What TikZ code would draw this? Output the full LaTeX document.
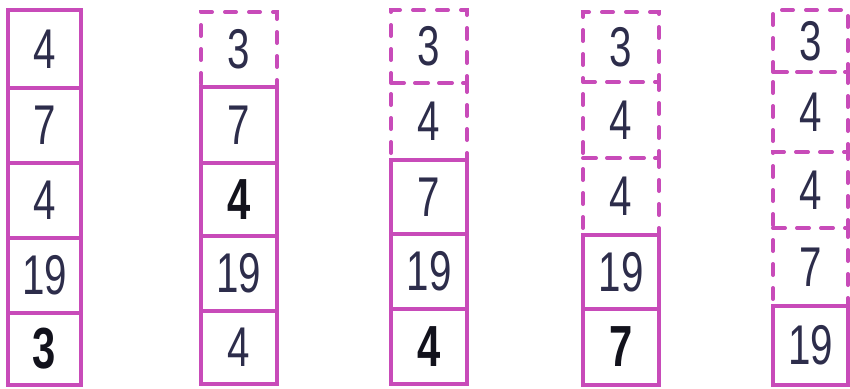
\documentclass[tikz,border=0pt]{standalone}
\usepackage{fontspec}
\newfontfamily\digfont[FakeStretch=0.72]{Liberation Sans}
\definecolor{mag}{RGB}{200,75,185}
\definecolor{ink}{RGB}{45,45,75}
\definecolor{inkbold}{RGB}{18,18,28}
\tikzset{
  cellbox/.style={draw=mag, line width=4.5pt, rectangle, inner sep=0pt, outer sep=0pt,
    font=\digfont\fontsize{56}{56}\selectfont, text=ink},
  solidcell/.style={cellbox},
  dashcell/.style={cellbox, line width=4pt, dash pattern=on 11pt off 13pt, line cap=round},
  boldnum/.style={font=\digfont\bfseries\fontsize{58}{58}\selectfont, text=inkbold}
}
\newcommand{\mkcell}[7]{%
  \node[#6, minimum width={(#4-#2)*1pt}, minimum height={(#5-#3)*1pt}]
    (#1) at ({(#2+#4)/2},{(#3+#5)/2}) {#7};}
\begin{document}
\begin{tikzpicture}[x=1pt,y=-1pt]
\useasboundingbox (0,0) rectangle (850,388);
\fill[white] (0,0) rectangle (850,388);
% column 1
\mkcell{a1}{8}{10}{81}{88}{solidcell}{4}
\mkcell{a2}{8}{88}{81}{163}{solidcell}{7}
\mkcell{a3}{8}{163}{81}{238}{solidcell}{4}
\mkcell{a4}{8}{238}{81}{313}{solidcell}{19}
\mkcell{a5}{8}{313}{81}{385}{solidcell,boldnum}{3}
% column 2
\mkcell{b1}{201}{12}{277}{87}{dashcell}{3}
\mkcell{b2}{201}{87}{277}{163}{solidcell}{7}
\mkcell{b3}{201}{163}{277}{236}{solidcell,boldnum}{4}
\mkcell{b4}{201}{236}{277}{311}{solidcell}{19}
\mkcell{b5}{201}{311}{277}{384}{solidcell}{4}
% column 3
\mkcell{c1}{391}{10}{467}{83}{dashcell}{3}
\mkcell{c2}{391}{83}{467}{160}{dashcell}{4}
\mkcell{c3}{391}{160}{467}{234}{solidcell}{7}
\mkcell{c4}{391}{234}{467}{309}{solidcell}{19}
\mkcell{c5}{391}{309}{467}{384}{solidcell,boldnum}{4}
% column 4
\mkcell{d1}{583}{12}{659}{82}{dashcell}{3}
\mkcell{d2}{583}{82}{659}{158}{dashcell}{4}
\mkcell{d3}{583}{158}{659}{235}{dashcell}{4}
\mkcell{d4}{583}{235}{659}{309}{solidcell}{19}
\mkcell{d5}{583}{309}{659}{385}{solidcell,boldnum}{7}
% column 5
\mkcell{e1}{773}{10}{848}{72}{dashcell}{3}
\mkcell{e2}{773}{72}{848}{152}{dashcell}{4}
\mkcell{e3}{773}{152}{848}{228}{dashcell}{4}
\mkcell{e4}{773}{228}{848}{306}{dashcell}{7}
\mkcell{e5}{773}{306}{848}{385}{solidcell}{19}
\end{tikzpicture}
\end{document}
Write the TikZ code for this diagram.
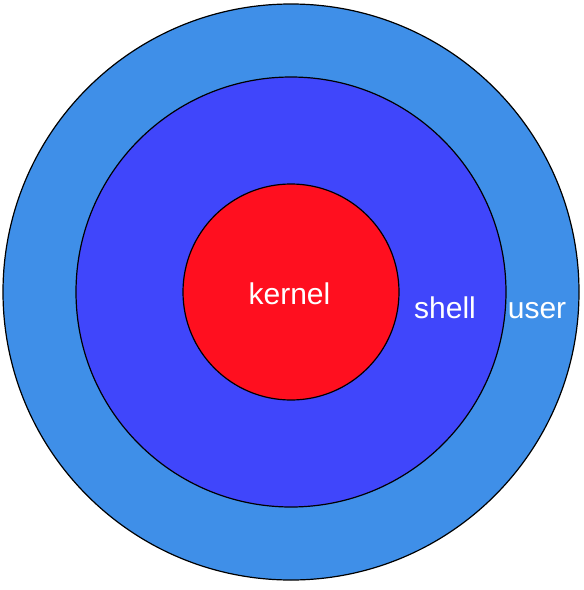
\documentclass[tikz,border=0pt]{standalone}
\usepackage{fontspec}
\setmainfont{Liberation Sans}
\definecolor{usercol}{HTML}{3F8FE8}
\definecolor{shellcol}{HTML}{4046FB}
\definecolor{kernelcol}{HTML}{FF0F1F}
\begin{document}
\begin{tikzpicture}[x=1pt,y=-1pt,
  ring/.style={circle,draw=black,line width=1.2pt,inner sep=0pt},
  lbl/.style={text=white,font=\fontsize{30}{33}\selectfont,anchor=base,inner sep=0pt}]
\useasboundingbox (0,0) rectangle (584,590);
\node[ring,fill=usercol,minimum size=576pt] (user) at (291,292) {};
\node[ring,fill=shellcol,minimum size=430pt] (shell) at (291,292) {};
\node[ring,fill=kernelcol,minimum size=216pt] (kernel) at (291,292) {};
\node[lbl] (tk) at (289.5,304) {kernel};
\node[lbl] (ts) at (445,318) {shell};
\node[lbl] (tu) at (537,318) {user};
\end{tikzpicture}
\end{document}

## Problem to work on
Exact duplication of all the records is required; pictures are omitted from the copy.

## Worked solution
What TikZ code would draw this? Output the full LaTeX document.
\documentclass[tikz,border=0pt]{standalone}
\usepackage{fontspec}
\newfontfamily\digfont[FakeStretch=0.72]{Liberation Sans}
\definecolor{mag}{RGB}{200,75,185}
\definecolor{ink}{RGB}{45,45,75}
\definecolor{inkbold}{RGB}{18,18,28}
\tikzset{
  cellbox/.style={draw=mag, line width=4.5pt, rectangle, inner sep=0pt, outer sep=0pt,
    font=\digfont\fontsize{56}{56}\selectfont, text=ink},
  solidcell/.style={cellbox},
  dashcell/.style={cellbox, line width=4pt, dash pattern=on 11pt off 13pt, line cap=round},
  boldnum/.style={font=\digfont\bfseries\fontsize{58}{58}\selectfont, text=inkbold}
}
\newcommand{\mkcell}[7]{%
  \node[#6, minimum width={(#4-#2)*1pt}, minimum height={(#5-#3)*1pt}]
    (#1) at ({(#2+#4)/2},{(#3+#5)/2}) {#7};}
\begin{document}
\begin{tikzpicture}[x=1pt,y=-1pt]
\useasboundingbox (0,0) rectangle (850,388);
\fill[white] (0,0) rectangle (850,388);
% column 1
\mkcell{a1}{8}{10}{81}{88}{solidcell}{4}
\mkcell{a2}{8}{88}{81}{163}{solidcell}{7}
\mkcell{a3}{8}{163}{81}{238}{solidcell}{4}
\mkcell{a4}{8}{238}{81}{313}{solidcell}{19}
\mkcell{a5}{8}{313}{81}{385}{solidcell,boldnum}{3}
% column 2
\mkcell{b1}{201}{12}{277}{87}{dashcell}{3}
\mkcell{b2}{201}{87}{277}{163}{solidcell}{7}
\mkcell{b3}{201}{163}{277}{236}{solidcell,boldnum}{4}
\mkcell{b4}{201}{236}{277}{311}{solidcell}{19}
\mkcell{b5}{201}{311}{277}{384}{solidcell}{4}
% column 3
\mkcell{c1}{391}{10}{467}{83}{dashcell}{3}
\mkcell{c2}{391}{83}{467}{160}{dashcell}{4}
\mkcell{c3}{391}{160}{467}{234}{solidcell}{7}
\mkcell{c4}{391}{234}{467}{309}{solidcell}{19}
\mkcell{c5}{391}{309}{467}{384}{solidcell,boldnum}{4}
% column 4
\mkcell{d1}{583}{12}{659}{82}{dashcell}{3}
\mkcell{d2}{583}{82}{659}{158}{dashcell}{4}
\mkcell{d3}{583}{158}{659}{235}{dashcell}{4}
\mkcell{d4}{583}{235}{659}{309}{solidcell}{19}
\mkcell{d5}{583}{309}{659}{385}{solidcell,boldnum}{7}
% column 5
\mkcell{e1}{773}{10}{848}{72}{dashcell}{3}
\mkcell{e2}{773}{72}{848}{152}{dashcell}{4}
\mkcell{e3}{773}{152}{848}{228}{dashcell}{4}
\mkcell{e4}{773}{228}{848}{306}{dashcell}{7}
\mkcell{e5}{773}{306}{848}{385}{solidcell}{19}
\end{tikzpicture}
\end{document}
Write the TikZ code for this diagram.
\documentclass[tikz,border=0pt]{standalone}
\usepackage{fontspec}
\setmainfont{Liberation Sans}
\definecolor{usercol}{HTML}{3F8FE8}
\definecolor{shellcol}{HTML}{4046FB}
\definecolor{kernelcol}{HTML}{FF0F1F}
\begin{document}
\begin{tikzpicture}[x=1pt,y=-1pt,
  ring/.style={circle,draw=black,line width=1.2pt,inner sep=0pt},
  lbl/.style={text=white,font=\fontsize{30}{33}\selectfont,anchor=base,inner sep=0pt}]
\useasboundingbox (0,0) rectangle (584,590);
\node[ring,fill=usercol,minimum size=576pt] (user) at (291,292) {};
\node[ring,fill=shellcol,minimum size=430pt] (shell) at (291,292) {};
\node[ring,fill=kernelcol,minimum size=216pt] (kernel) at (291,292) {};
\node[lbl] (tk) at (289.5,304) {kernel};
\node[lbl] (ts) at (445,318) {shell};
\node[lbl] (tu) at (537,318) {user};
\end{tikzpicture}
\end{document}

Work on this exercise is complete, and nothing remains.